Por Jaime Alberto Palacio Escobar*
Le tocaba vivir como si fueran dos personas distintas. En el día hacía algunas tareas como funcionario de una dependencia gubernamental. En la noche y los fines de semana ejecutaba las tareas que el gran patrón ordenaba a través de sus hombres de confianza. Con el tiempo se volvió imprescindible para ellos, hasta el punto de que al contestar el teléfono y escuchar: “Boni te necesitan”, era porque de algo grande se debía ocupar -una ejecución, un asalto, una bomba en un edificio público, el transporte de grandes cantidades de dinero, entre otras tareas propias de ese otro oficio-. En esas “vueltas” se le iba parte de la semana, de los meses y, sólo, de algunos años. Eran los tiempos de violencia inusitada, que asoló la región y casi que al país entero. Era la fuerza de un contrapoder, que quiso acabar con todo lo que representara la institucionalidad, sin compasión alguna. Para eso estaba hecho el Boni, para estar al frente de acciones de fuerza y dolor y mostrar que ese poder oculto podía dominar. Fueron más de dos décadas de incertidumbre y zozobra, como si fuera una larga noche oscura.
Por una chaqueta
Una cantina en el barrio, cerca de donde el Cristo es rey en Envigado, era el lugar para desfogar que el Boni y sus amigotes frecuentaban varias veces en la semana. Los acompañaban el licor, otras cositas generadoras de sensaciones explosivas, el tango y, de un tiempo en adelante, los corridos prohibidos mejicanos. En una de esas tardes, él conversaba con su parcero más cercano, nadie escuchó lo que hablaban, lo cierto es que la conversación fue subiendo de tono hasta que se le escuchó decir con un grito ensordecedor: “vea hijoe’puta, ni le vendo, ni le regalo mi chaqueta, si la quiere me tiene que matar malparido”. Intentó sacar su arma, pero no alcanzó. El “fierro” del otro ya apuntaba a su frente, mientras le ordenaba que se la quitara. Se puso la chaqueta y le dijo: “no te mato porque hemos sido panas, pero me vas a recordar por siempre”. Fue tal la indignación del Boni, que le dio la espalda, para que el otro no viera su impotencia expresada en una lágrima que le corrió por la mejilla, sin saber las consecuencias de ese movimiento. En el instante se confundieron dos ruidos, el trueno de un disparo y el del motor de la moto que arrancó a toda velocidad. Muchas semanas pasaron para que Boni asimilara el fatídico pronóstico médico: no volvería a caminar.

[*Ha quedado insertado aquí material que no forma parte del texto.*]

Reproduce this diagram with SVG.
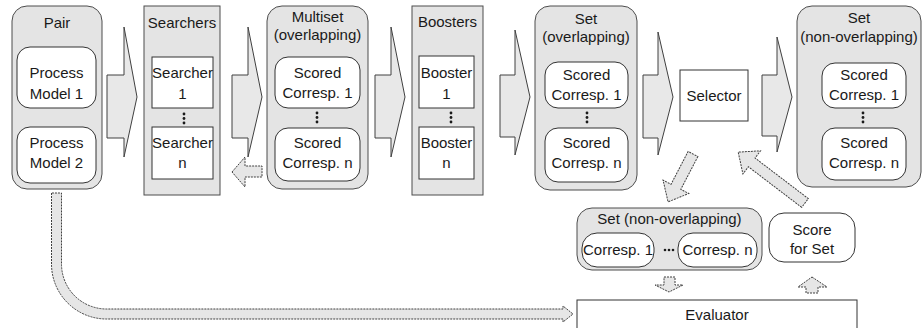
<svg xmlns="http://www.w3.org/2000/svg" width="923" height="328" viewBox="0 0 923 328">
<style>
.cont{fill:#e4e4e4;stroke:#4d4d4d;stroke-width:1}
.inner{fill:#ffffff;stroke:#333333;stroke-width:1}
.big{fill:#e8e8e8;stroke:#404040;stroke-width:1;stroke-linejoin:miter}
.dash{fill:#e6e6e6;stroke:#404040;stroke-width:1;stroke-dasharray:2 1}
text{font-family:"Liberation Sans",Arial,sans-serif;font-size:15px;fill:#1a1a1a;text-anchor:middle}
.dot{fill:#1a1a1a}
</style>
<rect width="923" height="328" fill="#ffffff"/>

<g id="connectors">
  <polygon class="big" points="107,75 124,75 124,27 137,97 124,157 124,138 107,138"/>
  <polygon class="big" points="232,75 248,75 248,27 262,97 248,157 248,138 232,138"/>
  <polygon class="big" points="375,75 391,75 391,27 405,97 391,157 391,138 375,138"/>
  <polygon class="big" points="500,75 515,75 515,30 530,97 515,155 515,137 500,137"/>
  <polygon class="big" points="643,75 658,75 658,32 673,97 658,155 658,138 643,138"/>
  <polygon class="big" points="762,75 777,75 777,37 792,97 777,152 777,136 762,136"/>
  <polygon class="dash" points="232,172 245,157 245,166 262,166 262,177 245,177 245,187"/>
  <polygon class="dash" points="0,-5.5 37,-5.5 37,-14.5 54,0 37,14.5 37,5.5 0,5.5" transform="translate(693,154) rotate(117.5)"/>
  <polygon class="dash" points="0,-5.5 67,-5.5 67,-14.5 84,0 67,14.5 67,5.5 0,5.5" transform="translate(805,203) rotate(-142.7)"/>
  <polygon class="dash" points="664,277 675,277 675,285 683,285 669,292 655,285 664,285"/>
  <polygon class="dash" points="812,277 827,287 818,287 818,293 806,293 806,287 798,287"/>
  <path class="dash" d="M51.5 193 L51.5 264 A55 55 0 0 0 106.5 319 L563 319 L563 322 L573 314 L563 306 L563 309 L106.5 309 A45 45 0 0 1 61.5 264 L61.5 193 Z"/>
</g>

<g id="pair">
  <rect class="cont" x="12" y="6" width="90" height="183" rx="15"/>
  <text x="57" y="28">Pair</text>
  <rect class="inner" x="17" y="47" width="79" height="61" rx="13"/>
  <text x="56.5" y="78">Process</text>
  <text x="56.5" y="99">Model 1</text>
  <rect class="inner" x="17" y="127" width="79" height="56" rx="13"/>
  <text x="56.5" y="148">Process</text>
  <text x="56.5" y="168">Model 2</text>
</g>

<g id="searchers">
  <rect class="cont" x="144" y="6" width="76" height="189"/>
  <text x="182" y="28">Searchers</text>
  <rect class="inner" x="152" y="57" width="61" height="51"/>
  <text x="182.5" y="78">Searcher</text>
  <text x="182.5" y="99">1</text>
  <circle class="dot" cx="184" cy="114" r="1.4"/><circle class="dot" cx="184" cy="118.5" r="1.4"/><circle class="dot" cx="184" cy="123" r="1.4"/>
  <rect class="inner" x="152" y="127" width="61" height="52"/>
  <text x="182.5" y="148">Searcher</text>
  <text x="182.5" y="168">n</text>
</g>

<g id="multiset">
  <rect class="cont" x="267" y="6" width="101" height="183" rx="15"/>
  <text x="317.5" y="22">Multiset</text>
  <text x="317.5" y="40">(overlapping)</text>
  <rect class="inner" x="275" y="57" width="85" height="51" rx="13"/>
  <text x="317.5" y="78">Scored</text>
  <text x="317.5" y="98">Corresp. 1</text>
  <circle class="dot" cx="317" cy="113" r="1.4"/><circle class="dot" cx="317" cy="117.5" r="1.4"/><circle class="dot" cx="317" cy="122" r="1.4"/>
  <rect class="inner" x="275" y="128" width="85" height="53" rx="13"/>
  <text x="317.5" y="148">Scored</text>
  <text x="317.5" y="168">Corresp. n</text>
</g>

<g id="boosters">
  <rect class="cont" x="412" y="6" width="71" height="189"/>
  <text x="447.5" y="27">Boosters</text>
  <rect class="inner" x="419" y="56" width="55" height="52"/>
  <text x="446.5" y="78">Booster</text>
  <text x="446.5" y="99">1</text>
  <circle class="dot" cx="451" cy="113" r="1.4"/><circle class="dot" cx="451" cy="117.5" r="1.4"/><circle class="dot" cx="451" cy="122" r="1.4"/>
  <rect class="inner" x="419" y="127" width="55" height="52"/>
  <text x="446.5" y="148">Booster</text>
  <text x="446.5" y="168">n</text>
</g>

<g id="set-overlapping">
  <rect class="cont" x="535" y="6" width="102" height="184" rx="15"/>
  <text x="586" y="24">Set</text>
  <text x="586" y="42">(overlapping)</text>
  <rect class="inner" x="545" y="62" width="83" height="46" rx="13"/>
  <text x="586.5" y="80">Scored</text>
  <text x="586.5" y="100">Corresp. 1</text>
  <circle class="dot" cx="587" cy="113" r="1.4"/><circle class="dot" cx="587" cy="117.5" r="1.4"/><circle class="dot" cx="587" cy="122" r="1.4"/>
  <rect class="inner" x="545" y="128" width="83" height="54" rx="13"/>
  <text x="586.5" y="148">Scored</text>
  <text x="586.5" y="168">Corresp. n</text>
</g>

<g id="selector">
  <rect class="inner" x="680" y="70" width="68" height="51"/>
  <text x="714" y="101">Selector</text>
</g>

<g id="set-non-overlapping">
  <rect class="cont" x="797" y="6" width="124" height="181" rx="15"/>
  <text x="859" y="23">Set</text>
  <text x="859" y="42">(non-overlapping)</text>
  <rect class="inner" x="822" y="63" width="84" height="45" rx="13"/>
  <text x="864" y="80">Scored</text>
  <text x="864" y="100">Corresp. 1</text>
  <circle class="dot" cx="863" cy="113" r="1.4"/><circle class="dot" cx="863" cy="117.5" r="1.4"/><circle class="dot" cx="863" cy="122" r="1.4"/>
  <rect class="inner" x="822" y="128" width="84" height="52" rx="13"/>
  <text x="864" y="148">Scored</text>
  <text x="864" y="168">Corresp. n</text>
</g>

<g id="set-non-overlapping-2">
  <rect class="cont" x="577" y="208" width="185" height="62" rx="15"/>
  <text x="669.5" y="224">Set (non-overlapping)</text>
  <rect class="inner" x="582" y="233" width="72" height="34" rx="15"/>
  <text x="618" y="255">Corresp. 1</text>
  <circle class="dot" cx="665" cy="250" r="1.3"/><circle class="dot" cx="669" cy="250" r="1.3"/><circle class="dot" cx="673" cy="250" r="1.3"/>
  <rect class="inner" x="678" y="233" width="79" height="34" rx="15"/>
  <text x="717.5" y="255">Corresp. n</text>
</g>

<g id="score">
  <rect class="inner" x="769" y="213" width="86" height="49" rx="15"/>
  <text x="812" y="235">Score</text>
  <text x="812" y="254">for Set</text>
</g>

<g id="evaluator">
  <rect class="inner" x="577" y="300" width="280" height="40"/>
  <text x="717" y="320">Evaluator</text>
</g>
</svg>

Una vida en blanco y negro
Su vida se volvió una dolorosa rutina. De la casa lo llevaban a la cantina, donde todos los días eran iguales, licor, tangos y prolongados silencios. Una tarde de esas llegó un conocido de Boni, conversaron poco tiempo, el necesario para que ambos brindaran con un par de tragos dobles. Nadie se percató que el amigote recibió un sobre, lo guardó y se fue.
En una noche oscura con mucha lluvia, Boni se embriagó más que otros días. Muy molesto con todo, solo dejó que lo pasaran a la otra acera e insistió que era capaz de llegar por sus propios medios a su casa, el mesero lo condujo y le arropó la espalda con su chaqueta. Los transeúntes corrían del agua para buscar donde protegerse. Uno de ellos corrió desde la otra esquina de la cantina, lo alcanzó, sacó del bolsillo un arma con silenciador, descargó un tiro en el cuello del Boni que le dobló la cabeza y empujó la silla para que alcanzara a llegar hasta la puerta de su casa.
*Envigadeño raizal, nacido en 1958. Autor de los libros: Al final de cuentas, qué hacemos en Gestión Humana (2008); La paz laboral, costo o inversión (2012) y Envigadeñas (2021). Colaborador habitual del periódico Órbita, la revista La Vitrola y El Envigadeño Medio de Comunicación, publicaciones de Envigado.